--- BEGIN Items ---

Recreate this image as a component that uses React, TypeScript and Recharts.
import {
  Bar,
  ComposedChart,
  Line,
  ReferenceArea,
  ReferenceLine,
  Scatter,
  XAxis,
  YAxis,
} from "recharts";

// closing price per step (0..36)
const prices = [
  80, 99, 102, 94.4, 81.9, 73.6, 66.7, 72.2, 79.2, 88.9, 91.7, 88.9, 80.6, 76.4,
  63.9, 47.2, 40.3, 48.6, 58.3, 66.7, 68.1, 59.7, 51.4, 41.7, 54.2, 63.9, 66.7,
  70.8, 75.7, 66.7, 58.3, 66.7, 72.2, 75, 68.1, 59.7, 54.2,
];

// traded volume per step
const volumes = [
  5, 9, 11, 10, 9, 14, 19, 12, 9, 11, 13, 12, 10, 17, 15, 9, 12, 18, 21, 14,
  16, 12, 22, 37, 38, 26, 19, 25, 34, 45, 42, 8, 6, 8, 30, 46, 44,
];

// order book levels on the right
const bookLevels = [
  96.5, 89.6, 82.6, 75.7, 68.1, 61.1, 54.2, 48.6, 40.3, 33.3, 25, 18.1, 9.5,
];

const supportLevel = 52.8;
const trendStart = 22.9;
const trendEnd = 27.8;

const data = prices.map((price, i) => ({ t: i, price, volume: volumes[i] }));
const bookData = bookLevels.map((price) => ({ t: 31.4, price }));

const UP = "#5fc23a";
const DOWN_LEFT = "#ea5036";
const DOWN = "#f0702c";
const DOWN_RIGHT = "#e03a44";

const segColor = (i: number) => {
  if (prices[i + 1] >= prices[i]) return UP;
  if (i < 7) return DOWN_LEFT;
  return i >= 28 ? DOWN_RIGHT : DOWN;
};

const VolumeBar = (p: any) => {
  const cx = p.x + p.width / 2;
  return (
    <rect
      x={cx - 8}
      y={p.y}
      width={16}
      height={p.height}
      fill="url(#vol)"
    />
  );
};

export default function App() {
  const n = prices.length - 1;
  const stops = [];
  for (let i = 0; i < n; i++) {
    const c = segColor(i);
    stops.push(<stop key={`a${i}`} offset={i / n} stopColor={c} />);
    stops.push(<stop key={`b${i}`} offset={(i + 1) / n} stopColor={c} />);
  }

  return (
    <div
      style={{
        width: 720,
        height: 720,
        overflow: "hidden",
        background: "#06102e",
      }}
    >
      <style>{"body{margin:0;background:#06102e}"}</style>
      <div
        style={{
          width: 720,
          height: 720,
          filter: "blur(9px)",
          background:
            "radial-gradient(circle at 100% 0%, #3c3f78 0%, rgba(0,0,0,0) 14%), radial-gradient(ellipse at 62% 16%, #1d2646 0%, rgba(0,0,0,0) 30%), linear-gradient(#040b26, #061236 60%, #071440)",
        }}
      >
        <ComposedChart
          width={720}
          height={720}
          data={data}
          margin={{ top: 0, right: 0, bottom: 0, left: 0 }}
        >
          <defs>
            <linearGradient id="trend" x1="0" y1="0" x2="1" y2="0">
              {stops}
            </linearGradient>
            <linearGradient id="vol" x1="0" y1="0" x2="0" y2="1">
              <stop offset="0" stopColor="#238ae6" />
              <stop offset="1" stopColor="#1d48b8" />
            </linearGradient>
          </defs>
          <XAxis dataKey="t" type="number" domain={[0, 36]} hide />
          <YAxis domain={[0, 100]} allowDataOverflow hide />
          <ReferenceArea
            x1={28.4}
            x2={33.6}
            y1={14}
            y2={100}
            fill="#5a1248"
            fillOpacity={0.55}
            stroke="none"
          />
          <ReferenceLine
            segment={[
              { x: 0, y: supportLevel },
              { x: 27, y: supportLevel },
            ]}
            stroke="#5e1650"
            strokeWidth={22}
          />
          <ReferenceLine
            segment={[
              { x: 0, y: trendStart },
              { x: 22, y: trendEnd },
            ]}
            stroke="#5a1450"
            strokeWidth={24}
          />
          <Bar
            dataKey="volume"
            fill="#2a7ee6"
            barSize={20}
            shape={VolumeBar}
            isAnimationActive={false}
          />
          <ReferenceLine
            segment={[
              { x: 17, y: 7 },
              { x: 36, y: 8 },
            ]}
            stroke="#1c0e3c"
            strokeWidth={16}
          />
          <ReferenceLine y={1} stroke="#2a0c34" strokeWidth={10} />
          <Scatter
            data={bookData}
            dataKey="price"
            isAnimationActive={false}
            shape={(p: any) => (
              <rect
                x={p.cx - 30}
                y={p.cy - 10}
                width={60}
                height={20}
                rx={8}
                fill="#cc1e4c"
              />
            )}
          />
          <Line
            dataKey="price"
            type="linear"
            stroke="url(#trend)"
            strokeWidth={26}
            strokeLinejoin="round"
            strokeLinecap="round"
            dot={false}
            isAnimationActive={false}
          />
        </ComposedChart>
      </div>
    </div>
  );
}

--- END Items ---
--- BEGIN Items ---

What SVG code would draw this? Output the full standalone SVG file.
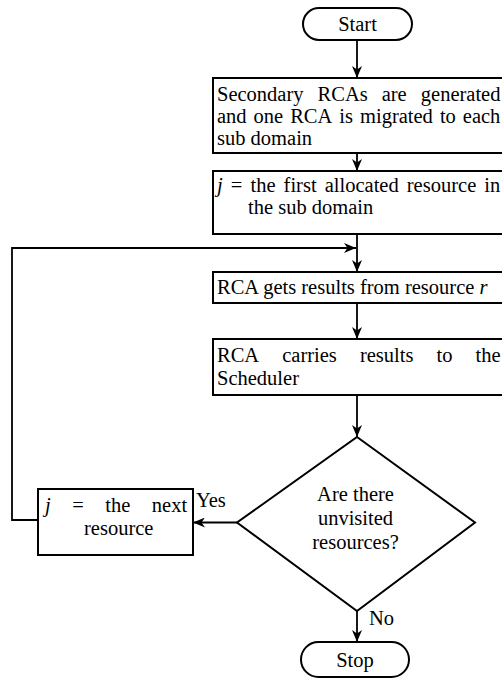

--- END Items ---

Give solely the number of lines in the data that contain the string "this".

* Completed exercise *
2